To do
Write out only the lines from the start of the entries up to and including the line with "const PAGE_H = 1541;"; please skip the pictures.

Record set

::::::::

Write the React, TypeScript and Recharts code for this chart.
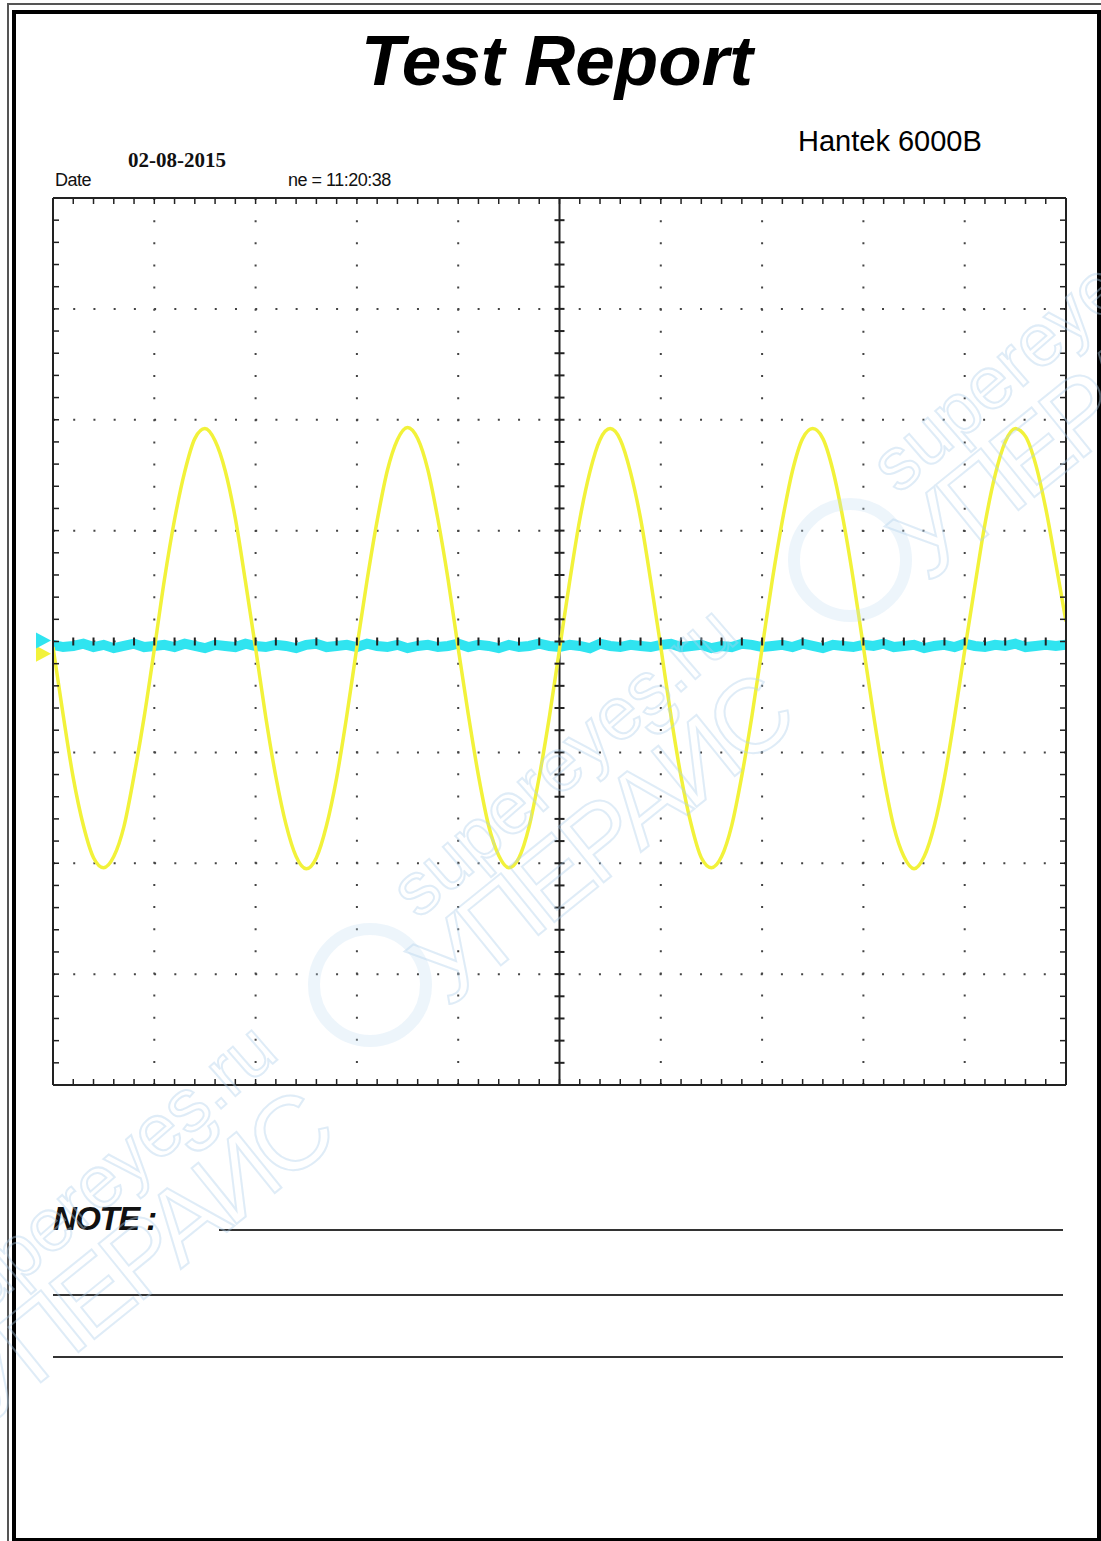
import React from 'react';
import { ComposedChart, Line, Scatter, XAxis, YAxis, ReferenceLine, ReferenceDot } from 'recharts';

const PAGE_W = 1101;
const PAGE_H = 1541;

// scope screen: 10 x 8 divisions
const xDomain = [0, 10];
const yDomain = [-4, 4];
const xDivisions = [1, 2, 3, 4, 6, 7, 8, 9];
const yDivisions = [-3, -2, -1, 0, 1, 2, 3];

// CH1 (yellow), read every 0.1 div, in divisions
const ch1Step = 0.1;
const ch1Values = [
  -0.05, -0.66, -1.23, -1.66, -1.95, -2.04, -1.94, -1.67, -1.21, -0.68,
  -0.07, 0.56, 1.1, 1.53, 1.83, 1.92, 1.81, 1.54, 1.11, 0.54,
  -0.06, -0.68, -1.22, -1.65, -1.94, -2.05, -1.95, -1.66, -1.23, -0.67,
  -0.05, 0.55, 1.09, 1.54, 1.82, 1.93, 1.83, 1.55, 1.1, 0.56,
  -0.06, -0.66, -1.21, -1.66, -1.93, -2.04, -1.95, -1.67, -1.22, -0.68,
  -0.07, 0.54, 1.1, 1.53, 1.82, 1.92, 1.82, 1.53, 1.11, 0.55,
  -0.05, -0.67, -1.22, -1.65, -1.95, -2.04, -1.94, -1.66, -1.21, -0.67,
  -0.06, 0.55, 1.09, 1.54, 1.83, 1.92, 1.83, 1.54, 1.1, 0.56,
  -0.05, -0.66, -1.22, -1.67, -1.94, -2.05, -1.94, -1.66, -1.23, -0.68,
  -0.08, 0.5, 1.06, 1.5, 1.8, 1.92, 1.85, 1.6, 1.2, 0.7,
  0.18,
];

// CH2 (cyan), flat with a bit of noise, read every 0.1 div
const ch2Step = 0.1;
const ch2Values = [
  -0.03, -0.05, -0.04, -0.02, -0.05, -0.03, -0.06, -0.04, -0.02, -0.05,
  -0.04, -0.03, -0.05, -0.02, -0.04, -0.06, -0.03, -0.04, -0.05, -0.02,
  -0.04, -0.05, -0.03, -0.04, -0.06, -0.03, -0.02, -0.05, -0.04, -0.03,
  -0.05, -0.02, -0.04, -0.05, -0.03, -0.06, -0.04, -0.03, -0.05, -0.04,
  -0.02, -0.05, -0.03, -0.04, -0.06, -0.03, -0.05, -0.04, -0.02, -0.04,
  -0.05, -0.03, -0.04, -0.06, -0.02, -0.04, -0.05, -0.03, -0.04, -0.05,
  -0.03, -0.02, -0.05, -0.04, -0.03, -0.06, -0.04, -0.05, -0.02, -0.03,
  -0.05, -0.04, -0.03, -0.05, -0.02, -0.04, -0.06, -0.03, -0.04, -0.05,
  -0.03, -0.04, -0.02, -0.05, -0.04, -0.03, -0.06, -0.04, -0.03, -0.05,
  -0.02, -0.04, -0.05, -0.03, -0.04, -0.02, -0.05, -0.04, -0.03, -0.04,
  -0.03,
];

const ch1Marker = -0.11;
const ch2Marker = 0.01;

const minorX = Array.from({ length: 51 }, (_, i) => +(i * 0.2).toFixed(1));
const minorY = Array.from({ length: 41 }, (_, i) => +(-4 + i * 0.2).toFixed(1));

const ch1Data = ch1Values.map((v, i) => ({ x: +(i * ch1Step).toFixed(2), v }));
const ch2Data = ch2Values.map((v, i) => ({ x: +(i * ch2Step).toFixed(2), v }));
const centerVTicks = minorY.map((y) => ({ x: 5, y }));
const centerHTicks = minorX.map((x) => ({ x, y: 0 }));

const YELLOW = '#f2f23a';
const CYAN = '#30e4f0';
const INK = '#222';

const HTick = (p: any) => (
  <line x1={p.cx - 5} x2={p.cx + 5} y1={p.cy} y2={p.cy} stroke={INK} strokeWidth={2} />
);
const VTick = (p: any) => (
  <line x1={p.cx} x2={p.cx} y1={p.cy - 4} y2={p.cy + 4} stroke={INK} strokeWidth={2} />
);
const marker = (color: string) => (p: any) => (
  <polygon
    points={`${p.cx - 17},${p.cy - 8} ${p.cx - 2},${p.cy} ${p.cx - 17},${p.cy + 8}`}
    fill={color}
  />
);
const noLabel = () => <g />;

const axisCommon = {
  type: 'number' as const,
  mirror: true,
  tick: noLabel,
  tickSize: 6,
  interval: 0 as const,
  allowDataOverflow: true,
  axisLine: { stroke: INK, strokeWidth: 2 },
  tickLine: { stroke: INK, strokeWidth: 1.5 },
};

const sans = '"Liberation Sans", Arial, sans-serif';

function Watermark({ dx, dy }: { dx: number; dy: number }) {
  const outline: React.CSSProperties = {
    position: 'absolute',
    whiteSpace: 'nowrap',
    fontFamily: sans,
    color: 'transparent',
    WebkitTextStroke: '2px rgba(175, 208, 236, 0.4)',
    transformOrigin: 'center center',
  };
  return (
    <div style={{ position: 'absolute', left: dx, top: dy, width: 0, height: 0 }}>
      <div style={{ ...outline, left: 563 - 230, top: 763 - 45, width: 460, textAlign: 'center', fontSize: 74, transform: 'rotate(-41deg)' }}>
        supereyes.ru
      </div>
      <div style={{ ...outline, left: 600 - 260, top: 840 - 60, width: 520, textAlign: 'center', fontSize: 104, letterSpacing: -6, transform: 'rotate(-39deg)' }}>
        УПЕРАЙС
      </div>
      <div
        style={{
          position: 'absolute',
          left: 370 - 62,
          top: 985 - 62,
          width: 100,
          height: 100,
          borderRadius: '50%',
          border: '12px solid rgba(190, 218, 242, 0.28)',
        }}
      />
    </div>
  );
}

export default function App() {
  return (
    <div style={{ position: 'absolute', left: 0, top: 0, width: PAGE_W, height: PAGE_H, background: '#fff', overflow: 'hidden' }}>
      {/* page frame */}
      <div style={{ position: 'absolute', left: 7, top: 3, width: 1200, height: 1600, borderLeft: '2px solid #555', borderTop: '2px solid #555' }} />
      <div style={{ position: 'absolute', left: 12, top: 10, width: 1081, height: 1524, border: '4px solid #000' }} />

      <div style={{ position: 'absolute', left: 361, top: 25, fontFamily: sans, fontSize: 71, lineHeight: '71px', fontWeight: 700, fontStyle: 'italic', color: '#000', whiteSpace: 'nowrap' }}>
        Test Report
      </div>
      <div style={{ position: 'absolute', left: 798, top: 127, fontFamily: sans, fontSize: 29, lineHeight: '29px', color: '#000', whiteSpace: 'nowrap' }}>
        Hantek 6000B
      </div>
      <div style={{ position: 'absolute', left: 55, top: 171, fontFamily: sans, fontSize: 18, lineHeight: '18px', letterSpacing: -0.5, color: '#111', whiteSpace: 'nowrap' }}>
        Date
      </div>
      <div style={{ position: 'absolute', left: 128, top: 150, fontFamily: '"Liberation Serif", serif', fontWeight: 700, fontSize: 21, lineHeight: '21px', color: '#111', whiteSpace: 'nowrap' }}>
        02-08-2015
      </div>
      <div style={{ position: 'absolute', left: 288, top: 171, fontFamily: sans, fontSize: 18, lineHeight: '18px', letterSpacing: -0.5, color: '#111', whiteSpace: 'nowrap' }}>
        ne = 11:20:38
      </div>

      <div style={{ position: 'absolute', left: 0, top: 0 }}>
        <ComposedChart width={PAGE_W} height={PAGE_H} margin={{ top: 198, right: 35, bottom: 456, left: 53 }}>
          <XAxis xAxisId="b" dataKey="x" orientation="bottom" height={1} domain={xDomain} ticks={minorX} {...axisCommon} />
          <XAxis xAxisId="t" dataKey="x" orientation="top" height={1} domain={xDomain} ticks={minorX} {...axisCommon} />
          <YAxis yAxisId="l" orientation="left" width={1} domain={yDomain} ticks={minorY} {...axisCommon} />
          <YAxis yAxisId="r" orientation="right" width={1} domain={yDomain} ticks={minorY} {...axisCommon} />

          {xDivisions.map((d) => (
            <ReferenceLine key={`gx${d}`} xAxisId="b" yAxisId="l" x={d} stroke="#444" strokeWidth={2} strokeDasharray="2 20.125" />
          ))}
          {yDivisions.map((d) => (
            <ReferenceLine key={`gy${d}`} xAxisId="b" yAxisId="l" y={d} stroke="#444" strokeWidth={2} strokeDasharray="2 18.22" />
          ))}
          <ReferenceLine xAxisId="b" yAxisId="l" x={5} stroke={INK} strokeWidth={2} />

          <Scatter xAxisId="b" yAxisId="l" data={centerVTicks} dataKey="y" shape={HTick} isAnimationActive={false} />
          <Scatter xAxisId="b" yAxisId="l" data={centerHTicks} dataKey="y" shape={VTick} isAnimationActive={false} />

          <Line xAxisId="b" yAxisId="l" data={ch2Data} dataKey="v" type="linear" stroke={CYAN} strokeWidth={10} dot={false} activeDot={false} isAnimationActive={false} />
          <Line xAxisId="b" yAxisId="l" data={ch1Data} dataKey="v" type="monotone" stroke={YELLOW} strokeWidth={3.5} dot={false} activeDot={false} isAnimationActive={false} />

          <ReferenceDot xAxisId="b" yAxisId="l" x={0} y={ch1Marker} shape={marker(YELLOW)} ifOverflow="visible" />
          <ReferenceDot xAxisId="b" yAxisId="l" x={0} y={ch2Marker} shape={marker(CYAN)} ifOverflow="visible" />
        </ComposedChart>
      </div>

      <div style={{ position: 'absolute', left: 53, top: 1202, fontFamily: sans, fontSize: 33, lineHeight: '33px', fontWeight: 700, fontStyle: 'italic', letterSpacing: -1.5, color: '#111', whiteSpace: 'nowrap' }}>
        NOTE :
      </div>
      <div style={{ position: 'absolute', left: 219, top: 1229, width: 844, height: 2, background: '#333' }} />
      <div style={{ position: 'absolute', left: 53, top: 1294, width: 1010, height: 2, background: '#333' }} />
      <div style={{ position: 'absolute', left: 53, top: 1356, width: 1010, height: 2, background: '#333' }} />

      <div style={{ position: 'absolute', left: 0, top: 0, pointerEvents: 'none' }}>
        <Watermark dx={0} dy={0} />
        <Watermark dx={480} dy={-425} />
        <Watermark dx={-460} dy={417} />
      </div>
    </div>
  );
}
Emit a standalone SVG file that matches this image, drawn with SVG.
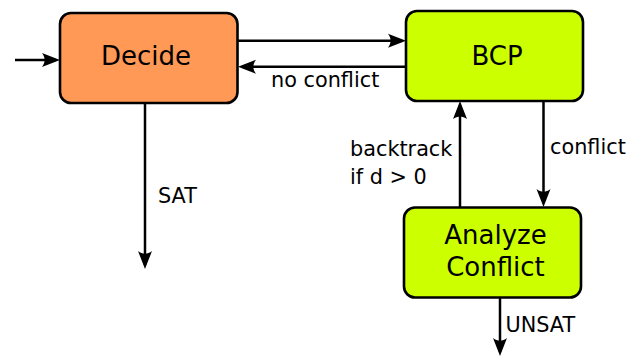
<svg xmlns="http://www.w3.org/2000/svg" width="641" height="357" viewBox="0 0 641 357">
<style>
.box{stroke:#000;stroke-width:2.6}
.orange{fill:#ff9955}
.green{fill:#ccff00}
.t{font-family:"DejaVu Sans",sans-serif;font-size:26px;fill:#000;text-anchor:middle}
.l{font-family:"DejaVu Sans",sans-serif;font-size:20.8px;fill:#000}
.c{fill:none;stroke:#000;stroke-width:2.5;marker-end:url(#ah)}
</style>
<defs>
<marker id="ah" markerUnits="userSpaceOnUse" viewBox="-14 -8 20 16" refX="0" refY="0" markerWidth="20" markerHeight="16" orient="auto" overflow="visible">
<path d="M4,0 L-14,-7 C-10.5,-2.5 -10.5,2.5 -14,7 Z" fill="#000"/>
</marker>
</defs>
<g id="connectors">
<path class="c" d="M15,60 H56"/>
<path class="c" d="M238,40.7 H402"/>
<path class="c" d="M406,66.7 H242"/>
<path class="c" d="M145,103 V265"/>
<path class="c" d="M460,207 V105"/>
<path class="c" d="M543.5,101 V203"/>
<path class="c" d="M500,297 V352"/>
<text class="l" x="271" y="87">no conflict</text>
<text class="l" x="158" y="203">SAT</text>
<text class="l" x="350" y="156">backtrack</text>
<text class="l" x="350" y="183.5">if d &gt; 0</text>
<text class="l" x="550" y="154">conflict</text>
<text class="l" x="505.5" y="332">UNSAT</text>
</g>
<g id="decide">
<rect class="box orange" x="60" y="13" width="177.5" height="90" rx="11"/>
<text class="t" x="146" y="65">Decide</text>
</g>
<g id="bcp">
<rect class="box green" x="406" y="11" width="177" height="90" rx="11"/>
<text class="t" x="497" y="65">BCP</text>
</g>
<g id="analyze">
<rect class="box green" x="404" y="207.5" width="177" height="90" rx="11"/>
<text class="t" x="495.5" y="244">Analyze</text>
<text class="t" x="495.5" y="276">Conflict</text>
</g>
</svg>
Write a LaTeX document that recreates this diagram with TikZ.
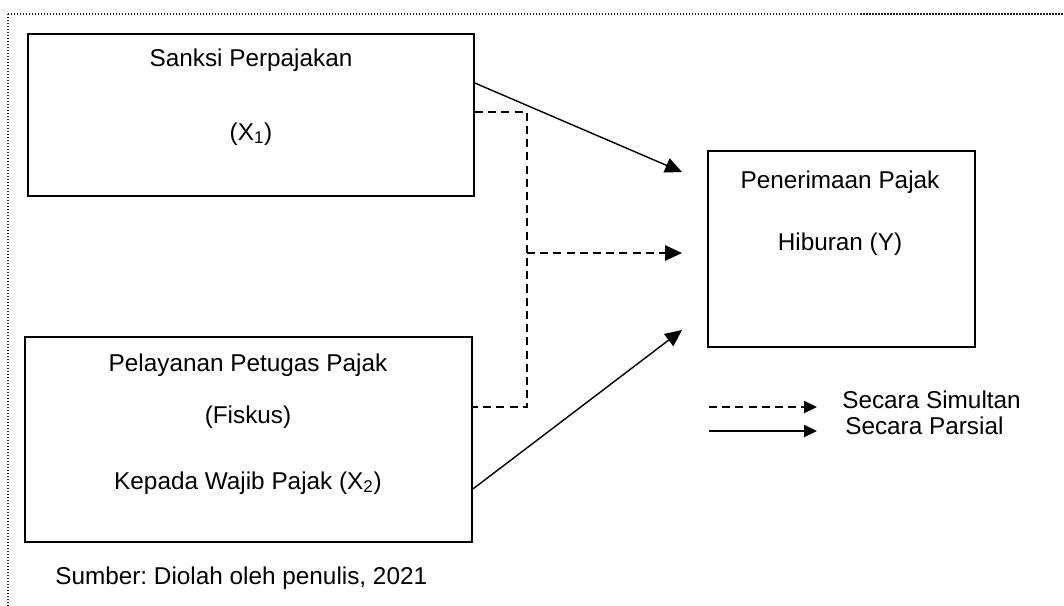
\documentclass[tikz,border=0pt]{standalone}
\usepackage{fontspec}
\setmainfont{Liberation Sans}
\usetikzlibrary{arrows.meta,calc,positioning}
\frenchspacing

\begin{document}
\begin{tikzpicture}[
    x=0.025cm,y=-0.025cm,
    box/.style={draw=black,line width=1.3pt,inner sep=0pt},
    lbl/.style={font=\fontsize{17.3}{20}\selectfont,inner sep=0pt},
    partial/.style={-{Triangle[length=0.42cm,width=0.38cm]},line width=1pt},
    simul/.style={-{Triangle[length=0.42cm,width=0.38cm]},line width=1pt,dash pattern=on 0.2cm off 0.13cm},
    keysolid/.style={-{Triangle[length=0.32cm,width=0.3cm]},line width=1pt},
    keydash/.style={-{Triangle[length=0.32cm,width=0.3cm]},line width=1pt,dash pattern=on 0.2cm off 0.13cm}
  ]
    \clip (0,0) rectangle (1064,605);
    \draw[line width=1pt,black!85,dash pattern=on 0.03cm off 0.045cm] (8,14) rectangle (1080,620);
    % variables
    \node[box,minimum width=11.15cm,minimum height=4.05cm] (x1) at (251,115) {};
    \node[box,minimum width=11.18cm,minimum height=5.12cm] (x2) at (248.5,439.5) {};
    \node[box,minimum width=6.68cm,minimum height=4.9cm] (y) at (841.5,249) {};
    \node[lbl] (x1a) at (251,60) {Sanksi Perpajakan};
    \node[lbl] (x1b) at (251,134) {(X\textsubscript{1})};
    \node[lbl] (x2a) at (248,365) {Pelayanan Petugas Pajak};
    \node[lbl] (x2b) at (248,417) {(Fiskus)};
    \node[lbl] (x2c) at (248,483) {Kepada Wajib Pajak (X\textsubscript{2})};
    \node[lbl] (ya) at (840,182) {Penerimaan Pajak};
    \node[lbl] (yb) at (840,244) {Hiburan (Y)};
    % arrows
    \coordinate (t1) at (682,172); \coordinate (t2) at (682,253); \coordinate (t3) at (682,330);
    \coordinate (j) at (527,253);
    \draw[partial] ($(x1.north east)+(0,50)$) -- (t1);
    \draw[partial] ($(x2.south east)+(0,-54)$) -- (t3);
    \draw[line width=1pt,dash pattern=on 0.2cm off 0.13cm] ($(x1.north east)+(0,79)$) -| (j)
      |- ($(x2.north east)+(0,71)$);
    \draw[simul] (j) -- (t2);
    % legend
    \coordinate (k1) at (709,407); \coordinate (k2) at (817,407);
    \coordinate (k3) at (709,431); \coordinate (k4) at (817,431);
    \draw[keydash] (k1) -- (k2);
    \draw[keysolid] (k3) -- (k4);
    \node[lbl,anchor=west] (ks) at (842,400) {Secara Simultan};
    \node[lbl,anchor=west] (kp) at (845,426) {Secara Parsial};
    \node[lbl,anchor=west] (src) at (55,578) {Sumber: Diolah oleh penulis, 2021};
  \end{tikzpicture}
\end{document}
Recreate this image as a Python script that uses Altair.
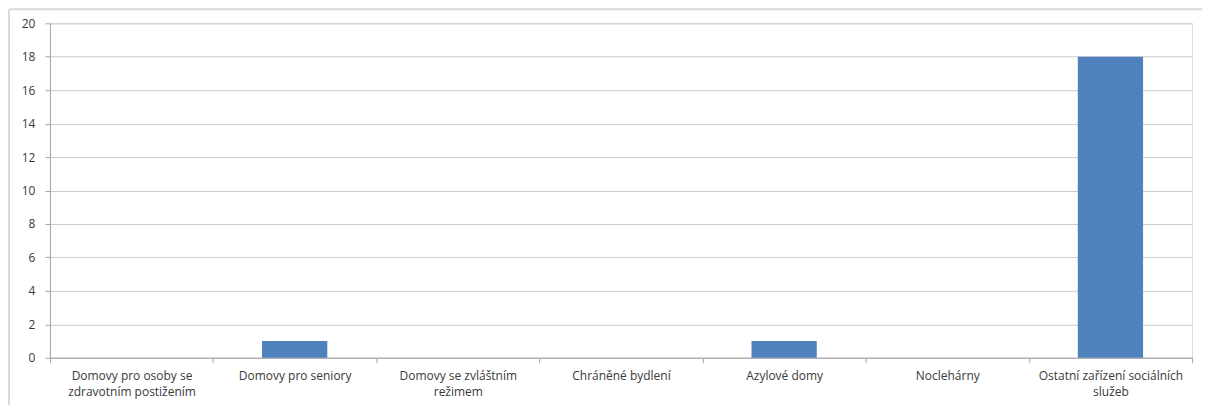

::::::::

Written response
Write the React, TypeScript and Recharts code for this chart.
import React from 'react';
import { ComposedChart, Line, Scatter, XAxis, YAxis, ReferenceLine, ReferenceDot } from 'recharts';

const PAGE_W = 1101;
const PAGE_H = 1541;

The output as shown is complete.